Perhaps the most common trait of a soap opera is that each episode ends with a promise for more drama the following day, rather than a neat tie-up of that episode’s story, as you’d find with sitcoms or other dramas.

How Soap Operas Got Their Name

When soap operas began, they were first broadcast on the radio. Called “dramatic serials,” soap manufacturers such as Procter and Gamble, Colgate-Palmolive, and Lever Brothers were the show’s sponsors. In time, the name “soap opera” came to be and has remained ever since.

How Soaps Differ from Other TV Programs

Soap operas tend to focus their plots and storylines around family life, personal and sexual relationships, emotional and moral conflicts and sometimes newsworthy issues such as rape, teen drinking, drug abuse, adoption, illness, addiction and more.

While many of these scenarios might show up in other TV programs, soaps are filmed to reveal the day-to-day lives of its characters, building the story over time.

In addition, you’ll find soap staples such as missing siblings, mystery parents, death (and resurrection), adultery, betrayal, and, yes, even demonic possession. You’ll also find actors and actresses who are generally more attractive and well dressed than in other mediums, and who are almost certainly more alluring than the show’s viewers.
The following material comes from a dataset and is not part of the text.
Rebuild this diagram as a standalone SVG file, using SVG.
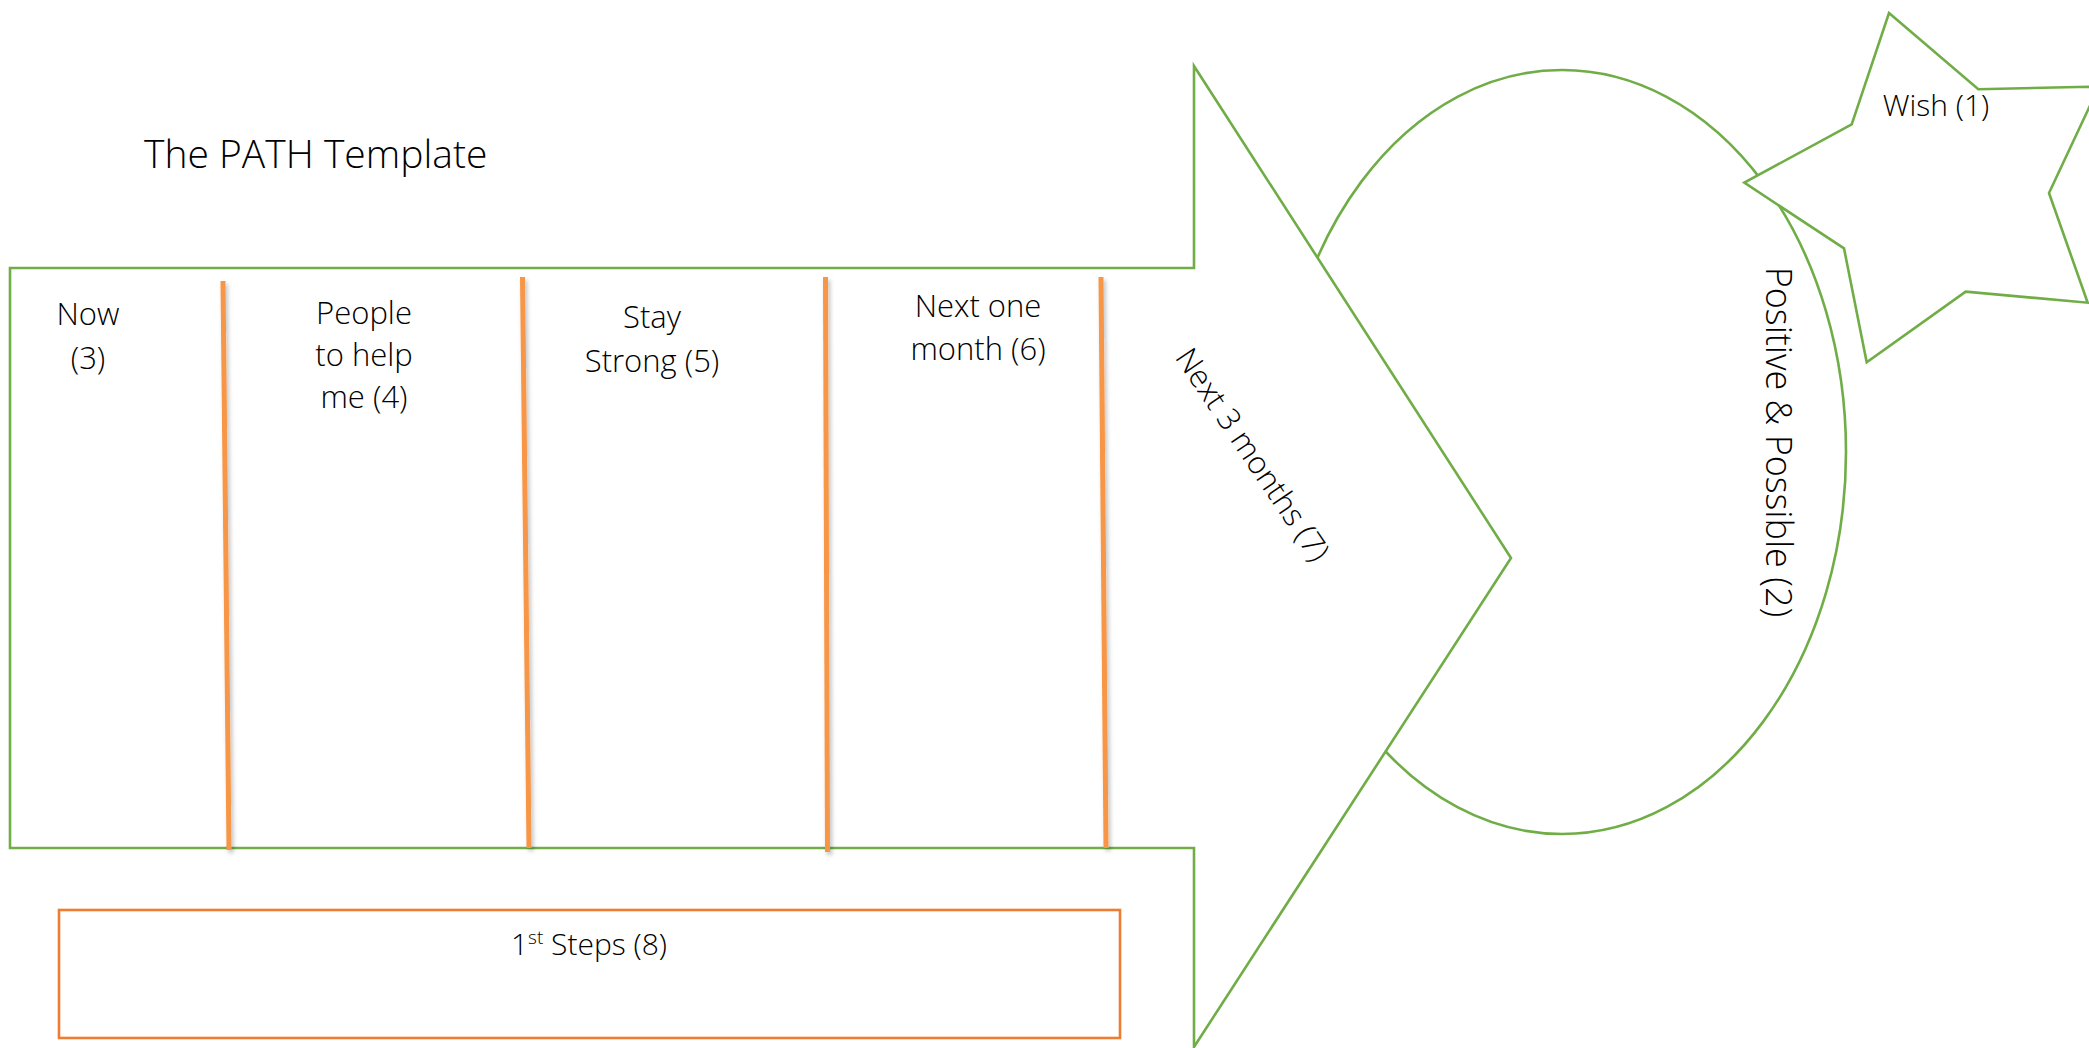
<svg xmlns="http://www.w3.org/2000/svg" width="2089" height="1048" viewBox="0 0 2089 1048">
<style>
.g{fill:#ffffff;stroke:#70AD47;stroke-width:2.6;stroke-linejoin:miter}
.ln{stroke:#F79646;stroke-width:5;fill:none}
.t{font-family:"Open Sans","Liberation Sans",sans-serif;font-weight:300;fill:#000;font-size:31px;text-anchor:middle}
.box{fill:#ffffff;stroke:#ED7D31;stroke-width:2.6}
</style>
<defs>
<filter id="sh" x="-50%" y="-5%" width="200%" height="110%">
<feDropShadow dx="2" dy="3" stdDeviation="2" flood-color="#000" flood-opacity="0.25"/>
</filter>
</defs>
<rect width="2089" height="1048" fill="#ffffff"/>
<text id="title" class="t" x="144" y="168" style="text-anchor:start;font-size:39px">The PATH Template</text>
<g id="ellipse">
<ellipse class="g" cx="1562" cy="452" rx="284" ry="382"/>
</g>
<g id="arrow">
<polygon class="g" points="10,268 1194,268 1194,66 1511,558 1194,1047 1194,848 10,848"/>
<text class="t" transform="translate(1252,455) rotate(56)" x="0" y="10">Next 3 months (7)</text>
</g>
<g id="star">
<polygon class="g" points="1889,13 1978.3,89.3 2099,86.5 2049,193 2087.7,302.7 1965.7,291.7 1866.7,362.3 1844,248.3 1744.3,182.7 1851.7,124.3"/>
<text class="t" x="1936" y="116" style="font-size:30px">Wish (1)</text>
</g>
<g id="positive">
<text class="t" transform="translate(1766,442) rotate(90)" x="0" y="0" style="font-size:36px">Positive &amp; Possible (2)</text>
</g>
<g id="connectors" filter="url(#sh)">
<line class="ln" x1="223" y1="281" x2="229" y2="850"/>
<line class="ln" x1="522.5" y1="277" x2="529" y2="848"/>
<line class="ln" x1="825.5" y1="277" x2="827.5" y2="852"/>
<line class="ln" x1="1101" y1="277" x2="1106" y2="848"/>
</g>
<g id="now">
<text class="t" x="88" y="325">Now</text>
<text class="t" x="88" y="369">(3)</text>
</g>
<g id="people">
<text class="t" x="364" y="324">People</text>
<text class="t" x="364" y="366">to help</text>
<text class="t" x="364" y="408">me (4)</text>
</g>
<g id="stay">
<text class="t" x="652" y="328">Stay</text>
<text class="t" x="652" y="372">Strong (5)</text>
</g>
<g id="nextone">
<text class="t" x="978" y="317">Next one</text>
<text class="t" x="978" y="360">month (6)</text>
</g>
<g id="firststeps">
<rect class="box" x="59" y="910" width="1061" height="128"/>
<text class="t" x="589" y="955" style="font-size:30px">1<tspan dy="-11" style="font-size:19px">st</tspan><tspan dy="11"> Steps (8)</tspan></text>
</g>
</svg>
With the exception of The Young and the Restless, which is filmed in High Definition, soaps also tend to have lower visual quality than primetime television programs, mostly due to their smaller budgets and faster production times.

Soaps in Prime Time TV

During the 1980s, primetime serials were a large part of television viewing. Shows such as Dallas, Knots Landing, Dynasty, and Falcon Crest all aired to adoring fans. These shows tended to focus more on business conflicts and wealthy families. Their sets were extravagant and the actors dressed to the hilt. When filmed on location, viewers could count on beautiful locales to lure them in.

Today, prime time soaps including Desperate Housewives, Ugly Betty and ER are equally as alluring, but much less flashy.

Soaps Odd and Ends

  • Soap actors are some of the most skilled actors, as the amount of material they need to memorize and the hours they spend on camera are relentless. Shooting a soap opera often requires plenty of improvisation and quick thinking by the actors. In addition, blocking (the way an actor faces a camera) is slightly unconventional and is contrary to how humans would normally interact. Because their faces are often shown close-up to reveal the emotions relevant to the story, actors may have to tilt their bodies in an unnatural manner, which can be rather challenging.

  • The ending of a scene in which an actor is shown delivering a staggering line or leaving us with a telltale expressive face is called a “tag.” In the industry, a soap actor is proud when he or she is awarded with a tag.

  • The “rooms” on a soap set are often dark and rich in color, with stained walls and leather furniture to portray a sense of wealth. It is also common to find grand floral displays, glittering chandeliers, crystal accessories, and a myriad of other fine furnishings on set.